Your goal: Copy each line below in which the string "script" occurs.

*** Provided information ***

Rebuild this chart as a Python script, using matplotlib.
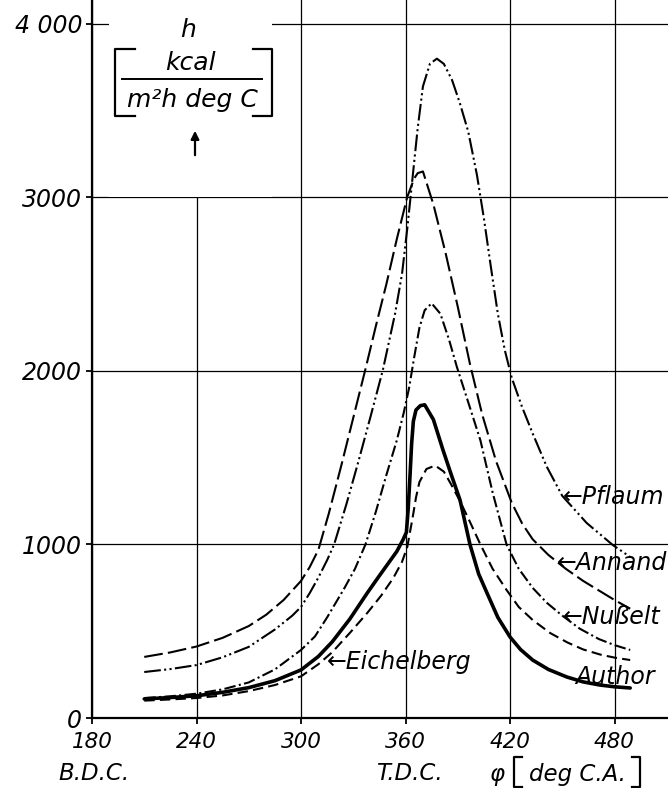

***
*** Provided information ***

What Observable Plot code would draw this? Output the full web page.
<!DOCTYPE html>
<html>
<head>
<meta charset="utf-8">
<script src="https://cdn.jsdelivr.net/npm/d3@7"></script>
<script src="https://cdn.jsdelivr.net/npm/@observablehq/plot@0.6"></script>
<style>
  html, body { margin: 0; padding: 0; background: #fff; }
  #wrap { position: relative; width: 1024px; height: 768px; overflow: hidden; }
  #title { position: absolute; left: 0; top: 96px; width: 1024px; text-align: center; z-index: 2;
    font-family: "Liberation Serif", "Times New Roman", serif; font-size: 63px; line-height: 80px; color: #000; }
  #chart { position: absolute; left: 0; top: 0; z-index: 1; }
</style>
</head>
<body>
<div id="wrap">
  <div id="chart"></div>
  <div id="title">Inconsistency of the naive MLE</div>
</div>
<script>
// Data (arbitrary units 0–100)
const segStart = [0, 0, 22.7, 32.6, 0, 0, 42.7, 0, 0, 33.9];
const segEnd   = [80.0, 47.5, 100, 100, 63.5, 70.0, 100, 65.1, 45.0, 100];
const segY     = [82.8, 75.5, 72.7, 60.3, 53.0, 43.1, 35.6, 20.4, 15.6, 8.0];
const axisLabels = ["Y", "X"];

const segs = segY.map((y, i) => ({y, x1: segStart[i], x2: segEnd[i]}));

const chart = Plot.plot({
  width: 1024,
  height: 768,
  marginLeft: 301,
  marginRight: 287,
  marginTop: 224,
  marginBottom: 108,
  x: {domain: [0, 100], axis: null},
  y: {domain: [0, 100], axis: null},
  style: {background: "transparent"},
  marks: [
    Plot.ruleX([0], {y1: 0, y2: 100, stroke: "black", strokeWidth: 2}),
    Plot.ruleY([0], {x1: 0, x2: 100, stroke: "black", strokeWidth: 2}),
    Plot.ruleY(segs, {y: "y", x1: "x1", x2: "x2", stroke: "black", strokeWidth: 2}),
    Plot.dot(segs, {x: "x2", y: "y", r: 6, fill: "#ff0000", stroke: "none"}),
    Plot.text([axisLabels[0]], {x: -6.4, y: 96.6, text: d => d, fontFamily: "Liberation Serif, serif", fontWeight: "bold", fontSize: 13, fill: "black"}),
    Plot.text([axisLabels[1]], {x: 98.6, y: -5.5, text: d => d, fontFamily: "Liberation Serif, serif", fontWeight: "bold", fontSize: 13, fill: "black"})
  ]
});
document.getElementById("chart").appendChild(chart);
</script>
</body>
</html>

***
*** Provided information ***

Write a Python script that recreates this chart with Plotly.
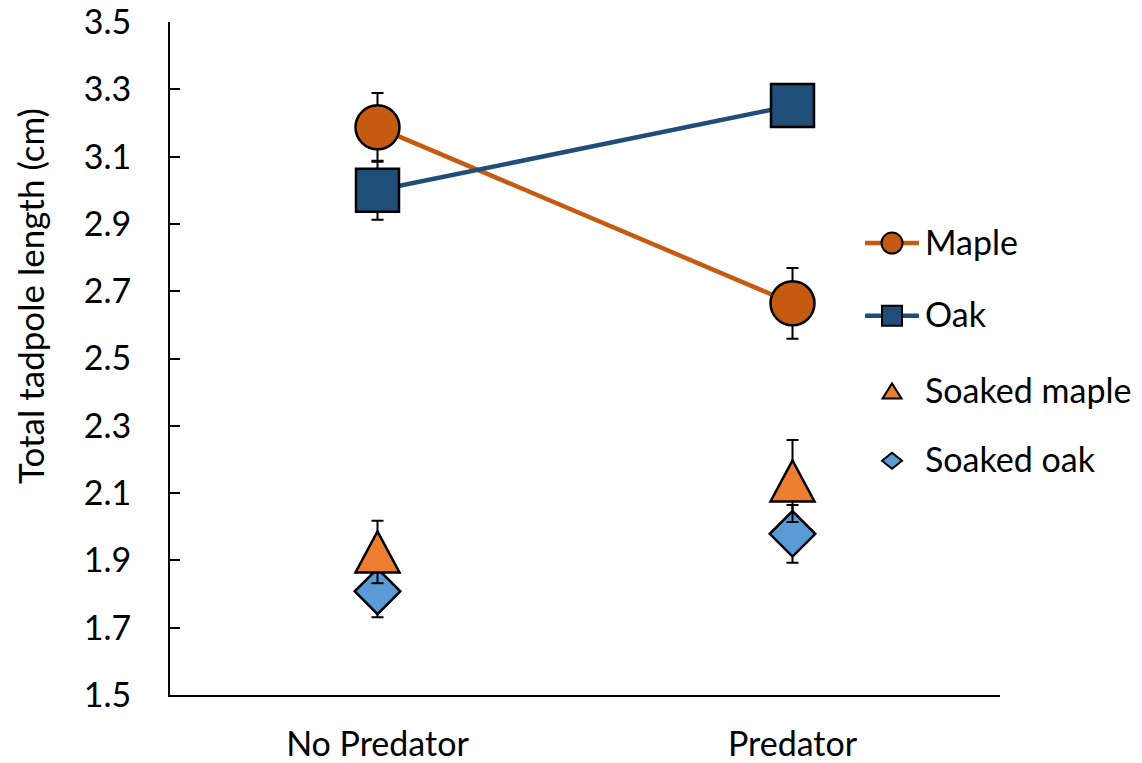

***

Completed exercise:
Rebuild this chart as a Python script, using matplotlib.
<script src="https://cdn.jsdelivr.net/npm/d3@7"></script>
<script src="https://cdn.jsdelivr.net/npm/@observablehq/plot@0.6"></script>
<script>
</script>
Write a Python script that recreates this chart with Plotly.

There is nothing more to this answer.